> **TASK DIRECTIONS**:
Output exactly the lines from the line containing "Write the Plotly code for this chart." through the line containing "legend_top = [47, 208, 373]", inclusive, and omit any pictures.

> **DATA TO PROCESS**:
---

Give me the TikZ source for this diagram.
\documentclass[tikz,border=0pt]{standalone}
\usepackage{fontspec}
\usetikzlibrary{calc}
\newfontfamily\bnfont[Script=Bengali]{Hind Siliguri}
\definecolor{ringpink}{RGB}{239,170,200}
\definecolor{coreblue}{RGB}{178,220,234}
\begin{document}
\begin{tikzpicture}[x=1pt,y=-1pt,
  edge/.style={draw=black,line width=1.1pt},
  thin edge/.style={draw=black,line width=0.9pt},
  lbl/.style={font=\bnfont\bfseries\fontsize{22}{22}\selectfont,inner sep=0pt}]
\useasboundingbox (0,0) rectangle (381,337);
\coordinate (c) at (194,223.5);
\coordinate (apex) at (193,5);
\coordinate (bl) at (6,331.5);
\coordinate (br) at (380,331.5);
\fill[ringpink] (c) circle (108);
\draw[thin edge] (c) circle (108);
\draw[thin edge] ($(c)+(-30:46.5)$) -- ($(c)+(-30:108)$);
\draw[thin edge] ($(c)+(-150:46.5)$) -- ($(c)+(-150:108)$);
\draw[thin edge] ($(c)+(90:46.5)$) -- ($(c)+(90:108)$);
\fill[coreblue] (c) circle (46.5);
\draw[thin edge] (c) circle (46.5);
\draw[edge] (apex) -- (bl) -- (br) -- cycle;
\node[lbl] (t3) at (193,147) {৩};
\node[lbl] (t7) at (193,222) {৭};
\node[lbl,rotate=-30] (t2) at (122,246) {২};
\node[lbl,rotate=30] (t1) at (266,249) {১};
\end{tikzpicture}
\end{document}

---

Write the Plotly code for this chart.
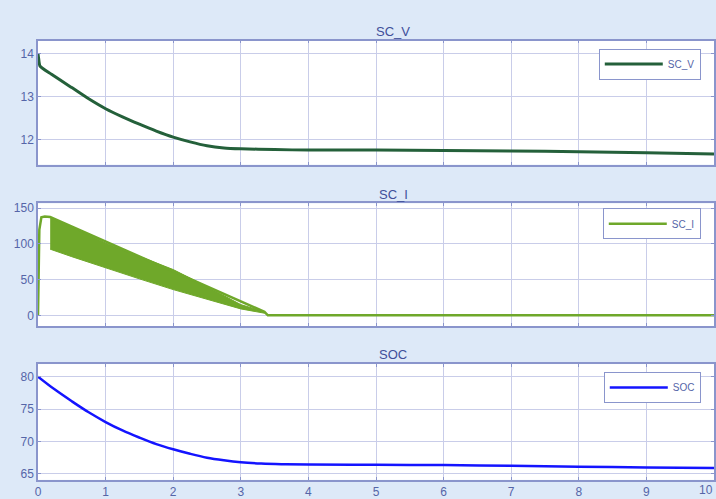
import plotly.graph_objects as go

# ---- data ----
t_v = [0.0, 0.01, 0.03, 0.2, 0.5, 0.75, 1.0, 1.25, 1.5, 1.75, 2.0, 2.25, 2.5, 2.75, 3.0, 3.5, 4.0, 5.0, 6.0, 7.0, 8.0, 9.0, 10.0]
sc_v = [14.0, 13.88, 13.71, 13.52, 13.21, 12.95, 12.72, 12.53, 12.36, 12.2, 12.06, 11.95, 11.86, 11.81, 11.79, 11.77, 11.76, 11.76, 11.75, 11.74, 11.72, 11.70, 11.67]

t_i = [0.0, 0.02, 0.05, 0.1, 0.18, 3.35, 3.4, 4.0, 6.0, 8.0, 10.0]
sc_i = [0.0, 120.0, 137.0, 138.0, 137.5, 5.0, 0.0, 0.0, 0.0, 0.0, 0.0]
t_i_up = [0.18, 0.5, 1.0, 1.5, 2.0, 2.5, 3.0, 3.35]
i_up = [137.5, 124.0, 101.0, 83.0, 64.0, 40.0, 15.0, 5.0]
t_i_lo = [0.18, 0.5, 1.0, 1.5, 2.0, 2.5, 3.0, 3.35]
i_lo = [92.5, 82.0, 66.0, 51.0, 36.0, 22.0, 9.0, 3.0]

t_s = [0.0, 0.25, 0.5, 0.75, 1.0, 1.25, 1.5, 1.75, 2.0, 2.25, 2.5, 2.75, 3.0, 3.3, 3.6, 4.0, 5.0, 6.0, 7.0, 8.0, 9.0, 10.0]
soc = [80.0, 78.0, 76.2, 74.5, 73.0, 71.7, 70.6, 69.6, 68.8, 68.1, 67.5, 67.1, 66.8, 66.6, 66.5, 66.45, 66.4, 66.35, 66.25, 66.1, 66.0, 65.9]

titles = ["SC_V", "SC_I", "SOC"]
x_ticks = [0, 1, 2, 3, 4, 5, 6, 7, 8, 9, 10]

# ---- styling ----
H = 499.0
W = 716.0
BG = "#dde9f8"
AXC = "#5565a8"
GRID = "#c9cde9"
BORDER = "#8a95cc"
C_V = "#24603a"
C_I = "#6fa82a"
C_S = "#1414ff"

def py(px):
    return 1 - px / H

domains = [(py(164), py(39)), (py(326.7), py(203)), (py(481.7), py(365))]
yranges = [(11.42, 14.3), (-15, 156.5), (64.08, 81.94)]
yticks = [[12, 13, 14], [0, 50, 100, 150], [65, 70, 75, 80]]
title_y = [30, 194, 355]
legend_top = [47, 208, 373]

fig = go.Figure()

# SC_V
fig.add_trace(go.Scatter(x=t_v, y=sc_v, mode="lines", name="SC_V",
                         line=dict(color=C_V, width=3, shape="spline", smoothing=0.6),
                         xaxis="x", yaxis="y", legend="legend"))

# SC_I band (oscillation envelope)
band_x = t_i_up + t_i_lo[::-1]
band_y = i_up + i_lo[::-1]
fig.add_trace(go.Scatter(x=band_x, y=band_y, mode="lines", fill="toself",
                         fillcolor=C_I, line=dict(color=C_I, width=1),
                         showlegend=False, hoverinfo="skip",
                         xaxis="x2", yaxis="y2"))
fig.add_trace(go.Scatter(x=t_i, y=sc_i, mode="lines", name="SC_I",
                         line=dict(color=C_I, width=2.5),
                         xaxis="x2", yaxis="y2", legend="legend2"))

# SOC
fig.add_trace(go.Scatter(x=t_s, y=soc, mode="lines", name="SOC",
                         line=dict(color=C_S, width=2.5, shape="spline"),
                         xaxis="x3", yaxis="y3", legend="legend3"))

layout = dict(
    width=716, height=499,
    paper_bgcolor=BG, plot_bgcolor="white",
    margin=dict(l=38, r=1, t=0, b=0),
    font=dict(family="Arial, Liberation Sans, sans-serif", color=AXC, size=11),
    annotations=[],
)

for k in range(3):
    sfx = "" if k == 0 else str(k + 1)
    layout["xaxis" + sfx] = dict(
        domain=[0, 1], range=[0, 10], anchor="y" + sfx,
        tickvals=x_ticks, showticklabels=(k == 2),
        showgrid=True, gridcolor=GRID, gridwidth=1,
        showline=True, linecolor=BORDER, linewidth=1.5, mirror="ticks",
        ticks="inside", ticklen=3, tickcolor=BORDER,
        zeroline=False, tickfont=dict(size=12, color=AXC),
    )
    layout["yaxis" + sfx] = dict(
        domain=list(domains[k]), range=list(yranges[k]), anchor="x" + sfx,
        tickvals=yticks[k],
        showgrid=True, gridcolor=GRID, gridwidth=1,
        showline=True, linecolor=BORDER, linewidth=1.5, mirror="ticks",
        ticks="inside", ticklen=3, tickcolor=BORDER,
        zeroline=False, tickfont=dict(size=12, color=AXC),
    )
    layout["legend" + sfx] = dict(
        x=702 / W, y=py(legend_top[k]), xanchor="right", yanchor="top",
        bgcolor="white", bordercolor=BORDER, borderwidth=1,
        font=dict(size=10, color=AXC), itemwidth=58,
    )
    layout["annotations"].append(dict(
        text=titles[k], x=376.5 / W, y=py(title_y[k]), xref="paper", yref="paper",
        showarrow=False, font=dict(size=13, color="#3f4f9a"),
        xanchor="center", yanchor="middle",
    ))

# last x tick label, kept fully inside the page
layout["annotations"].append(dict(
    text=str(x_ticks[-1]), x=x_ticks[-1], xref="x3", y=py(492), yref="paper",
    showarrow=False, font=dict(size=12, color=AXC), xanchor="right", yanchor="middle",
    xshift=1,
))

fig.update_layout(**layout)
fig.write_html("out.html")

---

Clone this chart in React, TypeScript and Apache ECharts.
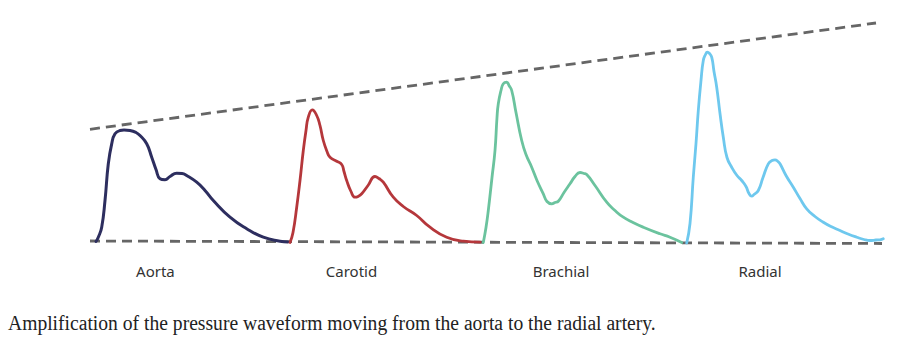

---

> **RESULT OF THE EXERCISE**:
Write the Plotly code for this chart.
import plotly.graph_objects as go

# ---- data ----
t_v = [0.0, 0.01, 0.03, 0.2, 0.5, 0.75, 1.0, 1.25, 1.5, 1.75, 2.0, 2.25, 2.5, 2.75, 3.0, 3.5, 4.0, 5.0, 6.0, 7.0, 8.0, 9.0, 10.0]
sc_v = [14.0, 13.88, 13.71, 13.52, 13.21, 12.95, 12.72, 12.53, 12.36, 12.2, 12.06, 11.95, 11.86, 11.81, 11.79, 11.77, 11.76, 11.76, 11.75, 11.74, 11.72, 11.70, 11.67]

t_i = [0.0, 0.02, 0.05, 0.1, 0.18, 3.35, 3.4, 4.0, 6.0, 8.0, 10.0]
sc_i = [0.0, 120.0, 137.0, 138.0, 137.5, 5.0, 0.0, 0.0, 0.0, 0.0, 0.0]
t_i_up = [0.18, 0.5, 1.0, 1.5, 2.0, 2.5, 3.0, 3.35]
i_up = [137.5, 124.0, 101.0, 83.0, 64.0, 40.0, 15.0, 5.0]
t_i_lo = [0.18, 0.5, 1.0, 1.5, 2.0, 2.5, 3.0, 3.35]
i_lo = [92.5, 82.0, 66.0, 51.0, 36.0, 22.0, 9.0, 3.0]

t_s = [0.0, 0.25, 0.5, 0.75, 1.0, 1.25, 1.5, 1.75, 2.0, 2.25, 2.5, 2.75, 3.0, 3.3, 3.6, 4.0, 5.0, 6.0, 7.0, 8.0, 9.0, 10.0]
soc = [80.0, 78.0, 76.2, 74.5, 73.0, 71.7, 70.6, 69.6, 68.8, 68.1, 67.5, 67.1, 66.8, 66.6, 66.5, 66.45, 66.4, 66.35, 66.25, 66.1, 66.0, 65.9]

titles = ["SC_V", "SC_I", "SOC"]
x_ticks = [0, 1, 2, 3, 4, 5, 6, 7, 8, 9, 10]

# ---- styling ----
H = 499.0
W = 716.0
BG = "#dde9f8"
AXC = "#5565a8"
GRID = "#c9cde9"
BORDER = "#8a95cc"
C_V = "#24603a"
C_I = "#6fa82a"
C_S = "#1414ff"

def py(px):
    return 1 - px / H

domains = [(py(164), py(39)), (py(326.7), py(203)), (py(481.7), py(365))]
yranges = [(11.42, 14.3), (-15, 156.5), (64.08, 81.94)]
yticks = [[12, 13, 14], [0, 50, 100, 150], [65, 70, 75, 80]]
title_y = [30, 194, 355]
legend_top = [47, 208, 373]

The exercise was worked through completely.